Para ahli mengungkap pendapat serupa tentang keselamatan transgender yang mungkin dipaksa mendaftar apabila revisi disetujui. Menurut Komisi Hak Asasi Manusia Korea pada 2020, sebanyak 84,8 persen transgender Korea yang wajib militer, mereka harus menerima ucapan menghina dan harus berjuang untuk memakai kamar mandi bersama.
Mirisnya, setengah dari responden, yaitu 47,4% menyatakan mereka pernah mengalami kekerasan, termasuk pelecehan seksual. Beberapa transgender juga angkat suara bahwa mereka pernah diintimidasi oleh laki-laki di Kamp. Militer saat pelatihan cadangan.

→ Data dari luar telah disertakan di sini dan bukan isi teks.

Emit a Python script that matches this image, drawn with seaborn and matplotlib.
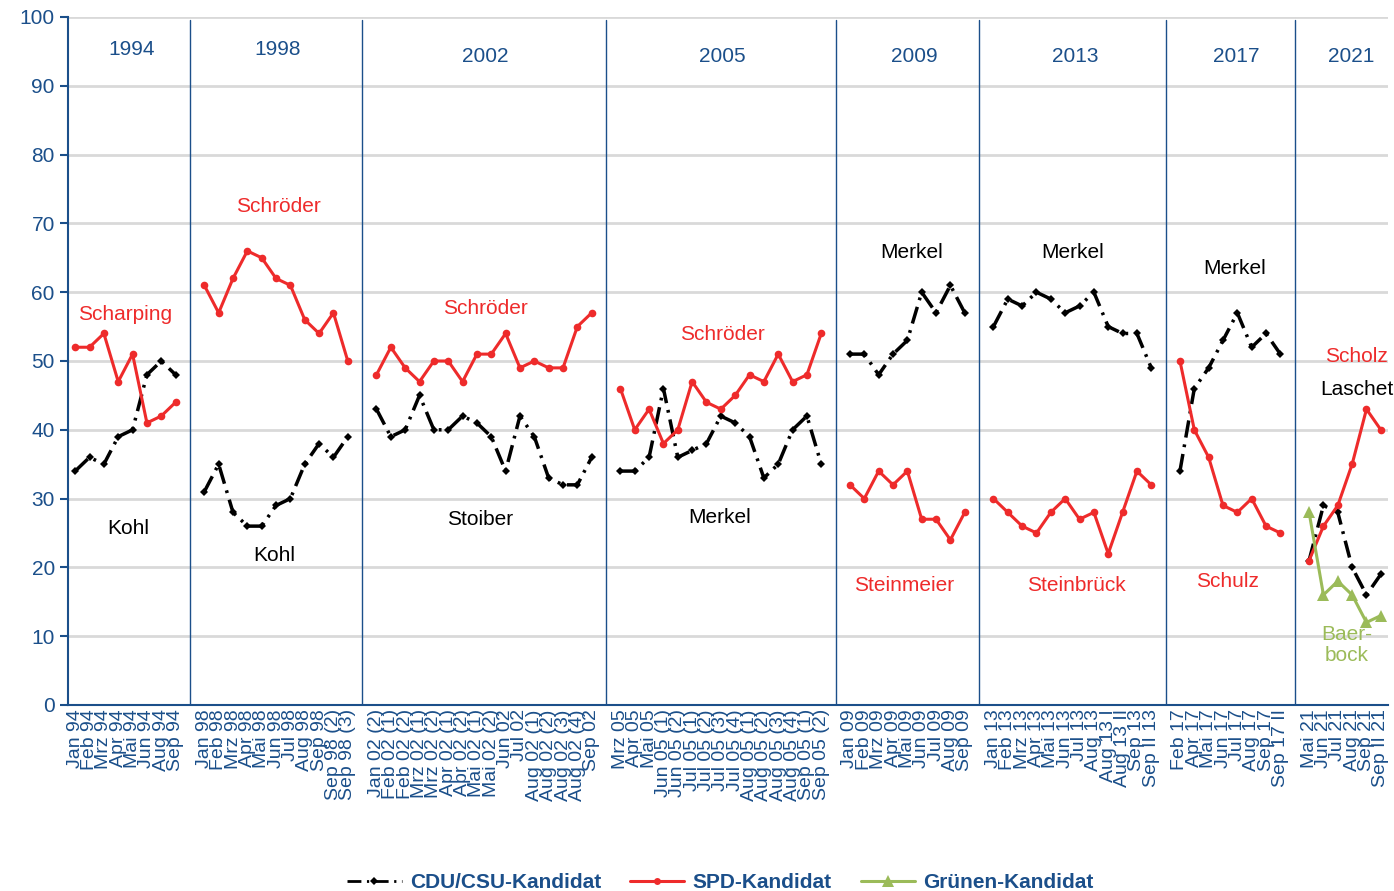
import numpy as np
import pandas as pd
import seaborn as sns
import matplotlib.pyplot as plt
from matplotlib.lines import Line2D

# Candidate approval ratings by election year (values in %)
years = ["1994", "1998", "2002", "2005", "2009", "2013", "2017", "2021"]

labels_1994 = ["Jan 94", "Feb 94", "Mrz 94", "Apr 94", "Mai 94", "Jun 94", "Aug 94", "Sep 94"]
labels_1998 = ["Jan 98", "Feb 98", "Mrz 98", "Apr 98", "Mai 98", "Jun 98", "Jul 98", "Aug 98",
               "Sep 98", "Sep 98 (2)", "Sep 98 (3)"]
labels_2002 = ["Jan 02 (2)", "Feb 02 (1)", "Feb 02 (2)", "Mrz 02 (1)", "Mrz 02 (2)", "Apr 02 (1)",
               "Apr 02 (2)", "Mai 02 (1)", "Mai 02 (2)", "Jun 02", "Jul 02", "Aug 02 (1)",
               "Aug 02 (2)", "Aug 02 (3)", "Aug 02 (4)", "Sep 02"]
labels_2005 = ["Mrz 05", "Apr 05", "Mai 05", "Jun 05 (1)", "Jun 05 (2)", "Jul 05 (1)", "Jul 05 (2)",
               "Jul 05 (3)", "Jul 05 (4)", "Aug 05 (1)", "Aug 05 (2)", "Aug 05 (3)", "Aug 05 (4)",
               "Sep 05 (1)", "Sep 05 (2)"]
labels_2009 = ["Jan 09", "Feb 09", "Mrz 09", "Apr 09", "Mai 09", "Jun 09", "Jul 09", "Aug 09", "Sep 09"]
labels_2013 = ["Jan 13", "Feb 13", "Mrz 13", "Apr 13", "Mai 13", "Jun 13", "Jul 13", "Aug 13",
               "Aug 13 I", "Aug 13 II", "Sep 13", "Sep II 13"]
labels_2017 = ["Feb 17", "Apr 17", "Mai 17", "Jun 17", "Jul 17", "Aug 17", "Sep 17", "Sep 17 II"]
labels_2021 = ["Mai 21", "Jun 21", "Jul 21", "Aug 21", "Sep 21", "Sep II 21"]

cdu_1994 = [34, 36, 35, 39, 40, 48, 50, 48]
cdu_1998 = [31, 35, 28, 26, 26, 29, 30, 35, 38, 36, 39]
cdu_2002 = [43, 39, 40, 45, 40, 40, 42, 41, 39, 34, 42, 39, 33, 32, 32, 36]
cdu_2005 = [34, 34, 36, 46, 36, 37, 38, 42, 41, 39, 33, 35, 40, 42, 35]
cdu_2009 = [51, 51, 48, 51, 53, 60, 57, 61, 57]
cdu_2013 = [55, 59, 58, 60, 59, 57, 58, 60, 55, 54, 54, 49]
cdu_2017 = [34, 46, 49, 53, 57, 52, 54, 51]
cdu_2021 = [21, 29, 28, 20, 16, 19]

spd_1994 = [52, 52, 54, 47, 51, 41, 42, 44]
spd_1998 = [61, 57, 62, 66, 65, 62, 61, 56, 54, 57, 50]
spd_2002 = [48, 52, 49, 47, 50, 50, 47, 51, 51, 54, 49, 50, 49, 49, 55, 57]
spd_2005 = [46, 40, 43, 38, 40, 47, 44, 43, 45, 48, 47, 51, 47, 48, 54]
spd_2009 = [32, 30, 34, 32, 34, 27, 27, 24, 28]
spd_2013 = [30, 28, 26, 25, 28, 30, 27, 28, 22, 28, 34, 32]
spd_2017 = [50, 40, 36, 29, 28, 30, 26, 25]
spd_2021 = [21, 26, 29, 35, 43, 40]

gruene_2021 = [28, 16, 18, 16, 12, 13]

all_labels = [labels_1994, labels_1998, labels_2002, labels_2005,
              labels_2009, labels_2013, labels_2017, labels_2021]
all_cdu = [cdu_1994, cdu_1998, cdu_2002, cdu_2005, cdu_2009, cdu_2013, cdu_2017, cdu_2021]
all_spd = [spd_1994, spd_1998, spd_2002, spd_2005, spd_2009, spd_2013, spd_2017, spd_2021]
all_gruene = {"2021": gruene_2021}

# build long table; one empty category between election years
rows = []
tick_pos, tick_lab, gaps = [], [], []
pos = 0
for k, year in enumerate(years):
    for i, lab in enumerate(all_labels[k]):
        tick_pos.append(pos)
        tick_lab.append(lab)
        rows.append((pos, all_cdu[k][i], "CDU/CSU-Kandidat", year))
        rows.append((pos, all_spd[k][i], "SPD-Kandidat", year))
        if year in all_gruene:
            rows.append((pos, all_gruene[year][i], "Grünen-Kandidat", year))
        pos += 1
    if k < len(years) - 1:
        gaps.append(pos)
        pos += 1
n_slots = pos
df = pd.DataFrame(rows, columns=["pos", "value", "series", "group"])

blue = "#1b4f8a"
red = "#ee2b2b"
green = "#9bbb59"
cdu_ls = (0, (5, 2, 0.8, 2))

sns.set_theme(style="white")
plt.rcParams["font.family"] = ["Liberation Sans", "DejaVu Sans"]

fig = plt.figure(figsize=(13.94, 8.91), dpi=100)
ax = fig.add_axes([68 / 1394, 1 - 705 / 891, 1320 / 1394, 688 / 891])

sns.lineplot(data=df[df.series == "CDU/CSU-Kandidat"], x="pos", y="value", units="group",
             estimator=None, color="black", linewidth=2.5, linestyle=cdu_ls,
             marker="D", markersize=4.5, markeredgewidth=0, ax=ax, legend=False)
sns.lineplot(data=df[df.series == "SPD-Kandidat"], x="pos", y="value", units="group",
             estimator=None, color=red, linewidth=2.2,
             marker="o", markersize=5.5, markeredgewidth=0, ax=ax, legend=False)
sns.lineplot(data=df[df.series == "Grünen-Kandidat"], x="pos", y="value", units="group",
             estimator=None, color=green, linewidth=2.2,
             marker="^", markersize=9, markeredgewidth=0, ax=ax, legend=False)

# year separators
for g in gaps:
    ax.axvline(g, ymax=0.996, color=blue, lw=1, zorder=1)

ax.set_xlim(-0.5, n_slots - 0.5)
ax.set_ylim(0, 100)
ax.set_yticks(range(0, 101, 10))
ax.yaxis.grid(True, color="#d9d9d9", lw=2)
ax.xaxis.grid(False)
ax.set_axisbelow(True)
ax.set_xlabel("")
ax.set_ylabel("")

ax.set_xticks(tick_pos)
ax.set_xticklabels(tick_lab, rotation=90, fontsize=14, color=blue, va="top", ha="center")
ax.set_xticks(np.arange(-0.5, n_slots, 1), minor=True)
ax.tick_params(axis="x", which="major", length=0, pad=3)
ax.tick_params(axis="x", which="minor", length=5, width=1.5, color=blue, direction="out")
ax.tick_params(axis="y", length=6, width=1.5, color=blue, labelcolor=blue, labelsize=15,
               direction="out", left=True)

for s in ["top", "right"]:
    ax.spines[s].set_visible(False)
for s in ["left", "bottom"]:
    ax.spines[s].set_color(blue)
    ax.spines[s].set_linewidth(1.5)

# year headings
year_x = [3.9, 14.1, 28.6, 45.1, 58.5, 69.7, 80.9, 88.9]
year_y = [95.3, 95.3, 94.3, 94.3, 94.3, 94.3, 94.3, 94.3]
for yr, xx, yy in zip(years, year_x, year_y):
    ax.text(xx, yy, yr, color=blue, fontsize=15, ha="center", va="center")

# candidate names
names = [
    ("Scharping", 3.5, 56.7, red), ("Kohl", 3.7, 25.7, "black"),
    ("Schröder", 14.2, 72.4, red), ("Kohl", 13.9, 21.7, "black"),
    ("Schröder", 28.6, 57.6, red), ("Stoiber", 28.2, 27.0, "black"),
    ("Schröder", 45.1, 53.8, red), ("Merkel", 44.9, 27.3, "black"),
    ("Merkel", 58.3, 65.8, "black"), ("Steinmeier", 57.8, 17.3, red),
    ("Merkel", 69.5, 65.8, "black"), ("Steinbrück", 69.8, 17.4, red),
    ("Merkel", 80.8, 63.4, "black"), ("Schulz", 80.3, 18.0, red),
    ("Scholz", 89.3, 50.6, red), ("Laschet", 89.3, 45.9, "black"),
    ("Baer-\nbock", 88.6, 8.7, green),
]
for txt, xx, yy, c in names:
    ax.text(xx, yy, txt, color=c, fontsize=15, ha="center", va="center", linespacing=1.1)

handles = [
    Line2D([], [], color="black", lw=2, linestyle=cdu_ls, marker="D", markersize=4,
           markeredgewidth=0),
    Line2D([], [], color=red, lw=2.2, marker="o", markersize=5, markeredgewidth=0),
    Line2D([], [], color=green, lw=2.2, marker="^", markersize=9, markeredgewidth=0),
]
leg = fig.legend(handles, ["CDU/CSU-Kandidat", "SPD-Kandidat", "Grünen-Kandidat"],
                 loc="lower center", bbox_to_anchor=(0.517, -0.022), ncol=3, frameon=False,
                 handlelength=2.6, columnspacing=1.4, handletextpad=0.4,
                 prop={"weight": "bold", "size": 15})
for t in leg.get_texts():
    t.set_color(blue)

fig.savefig("out.png", dpi=100)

Kemenhan Korea meminta pendapat publik
Transgender Korea diwajibkan wajib militer masih dalam tahap perencanaan. Kementerian Pertahanan Korea Selatan meminta pendapat publik terkait revisi Undang-Undang yang telah diajukan per tanggal 22 Januari 2024.
Kementerian juga mengumumkan rencana untuk melakukan persiapan agar transgender yang memenuhi syarat wajib militer dapat menjalani pelatihan di lingkungan yang tepat dan sesuai, apabila aturan yang direvisi disetujui oleh Majelis Nasional.
Tampaknya, Pemerintah Korea Selatan juga perlu membenahi isu perundungan yang terjadi dan memberikan fasilitas mendukung untuk transgender wamil dengan nyaman. Bagaimana menurut pendapatmu, Bela?